[nnc] Use a descriptive name for fused kernels when profiling (#66990)

bertmaher · facebook-github-bot · commit bdb889aca194 · 2021-10-21T00:06:23.000-07:00
Summary: Pull Request resolved: #66990 NNC fusion groups currently show up as "TensorExpr" in the profiler, which is true but not super useful since it obscures what's actually happening in the fusion group. This change will log them as `fused_XXX` where XXX is a (length-limited) series of ops describing the subgraph, for instance `fused_mul_add` to represent a group containing `aten::mul`, `aten::add`. Test Plan: New unit test to check the output of autograd profiler. Reviewed By: dzhulgakov Differential Revision: D31762087 fbshipit-source-id: 3fadbdc67b054faa01aa42e5b6ea2c4a6bc3481f
diff --git a/test/test_jit_fuser_te.py b/test/test_jit_fuser_te.py
@@ -1962,6 +1962,18 @@ def bn_neither(i, x):
             for fn in [bn, bn_no_weight, bn_no_bias, bn_neither]:
                 test(fn, (i, x))
 
+    def test_profiler(self):
+        @torch.jit.script
+        def test(x, y, z):
+            return x * y + z
+
+        args = [torch.randn(4) for _ in range(3)]

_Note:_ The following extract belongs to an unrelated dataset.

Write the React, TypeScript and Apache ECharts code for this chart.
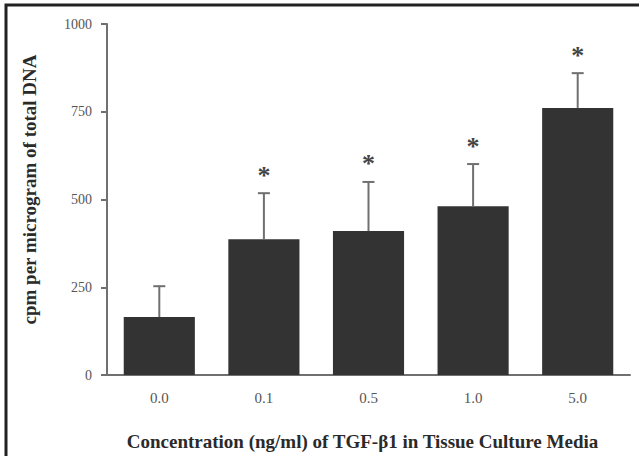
import React, { useEffect, useRef } from "react";
import * as echarts from "echarts";

const categories = ["0.0", "0.1", "0.5", "1.0", "5.0"];
const means = [165, 387, 410, 481, 761];
const errorTops = [253, 518, 550, 601, 860];
const significant = [false, true, true, true, true];
const yTicks = [0, 250, 500, 750, 1000];

const FONT = "'Liberation Serif', 'DejaVu Serif', serif";

export default function App() {
  const ref = useRef<HTMLDivElement>(null);
  useEffect(() => {
    document.body.style.margin = "0";
    const chart = echarts.init(ref.current!, null, { renderer: "svg" });
    const errData = categories.map((_, i) => [i, means[i], errorTops[i], significant[i] ? 1 : 0]);
    chart.setOption({
      animation: false,
      backgroundColor: "#ffffff",
      grid: { left: 107, right: 9, top: 24, bottom: 81 },
      xAxis: {
        type: "category",
        data: categories,
        name: "Concentration (ng/ml) of TGF-β1 in Tissue Culture Media",
        nameLocation: "middle",
        nameGap: 57,
        nameTextStyle: { fontFamily: FONT, fontWeight: "bold", fontSize: 19, color: "#2a2a2a", padding: [0, 12, 0, 0] },
        axisLine: { lineStyle: { color: "#707070", width: 2 } },
        axisTick: { show: false },
        axisLabel: { fontFamily: FONT, fontSize: 15, color: "#555555", margin: 15 },
      },
      yAxis: {
        type: "value",
        min: 0,
        max: yTicks[yTicks.length - 1],
        interval: 250,
        name: "cpm per microgram of total DNA",
        nameLocation: "middle",
        nameGap: 68,
        nameTextStyle: { fontFamily: FONT, fontWeight: "bold", fontSize: 19, color: "#2a2a2a", padding: [0, 0, 0, 20] },
        axisLine: { show: true, lineStyle: { color: "#707070", width: 2 } },
        axisTick: { show: true, length: 6, lineStyle: { color: "#707070", width: 2 } },
        splitLine: { show: false },
        axisLabel: {
          fontFamily: FONT,
          fontSize: 14,
          color: "#555555",
          margin: 15,
          formatter: (v: number) => String(v),
        },
      },
      series: [
        {
          type: "bar",
          data: means,
          barWidth: "68%",
          itemStyle: { color: "#333333" },
          z: 2,
        },
        {
          type: "custom",
          data: errData,
          z: 3,
          renderItem: (params: any, api: any) => {
            const i = api.value(0);
            const base = api.coord([i, api.value(1)]);
            const top = api.coord([i, api.value(2)]);
            const sig = api.value(3);
            const children: any[] = [
              {
                type: "line",
                shape: { x1: base[0], y1: base[1], x2: top[0], y2: top[1] },
                style: { stroke: "#707070", lineWidth: 2 },
              },
              {
                type: "line",
                shape: { x1: top[0] - 6, y1: top[1], x2: top[0] + 6, y2: top[1] },
                style: { stroke: "#707070", lineWidth: 2 },
              },
            ];
            if (sig) {
              children.push({
                type: "text",
                x: top[0],
                y: top[1] - 18,
                style: {
                  text: "*",
                  fontFamily: FONT,
                  fontWeight: "bold",
                  fontSize: 26,
                  fill: "#444",
                  align: "center",
                  verticalAlign: "middle",
                },
              });
            }
            return { type: "group", children };
          },
        },
      ],
      graphic: [
        {
          type: "rect",
          shape: { x: 6, y: 5, width: 700, height: 500 },
          style: { fill: "none", stroke: "#222", lineWidth: 3 },
          silent: true,
        },
      ],
    });
    return () => chart.dispose();
  }, []);
  return <div ref={ref} style={{ width: 639, height: 456 }} />;
}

+        with torch.autograd.profiler.profile() as prof:
+            for _ in range(3):
+                test(*args)
+        self.assertIn("fused_mul_add", prof.table())
+
+
 works_list = [
     '__radd__',
     '__rdiv__',
diff --git a/torch/csrc/jit/passes/tensorexpr_fuser.cpp b/torch/csrc/jit/passes/tensorexpr_fuser.cpp
@@ -1302,7 +1302,7 @@ Operation createTensorExprOp(const Node* node) {
   auto kernel =
       std::make_shared<tensorexpr::TensorExprKernel>(node->g(attr::Subgraph));
   return [kernel](Stack& stack) {
-    RECORD_FUNCTION("TensorExpr", std::vector<c10::IValue>());
+    RECORD_FUNCTION(kernel->getKernelName(), std::vector<c10::IValue>());
     kernel->run(stack);
     return 0;
   };
diff --git a/torch/csrc/jit/tensorexpr/kernel.h b/torch/csrc/jit/tensorexpr/kernel.h
@@ -122,6 +122,10 @@ class TORCH_API TensorExprKernel {
     return bufferArgs_;
   }
 
+  const std::string& getKernelName() const {
+    return codegen_->kernel_func_name();
+  }
+
  private:
   enum BackendType {
     kUninitialized,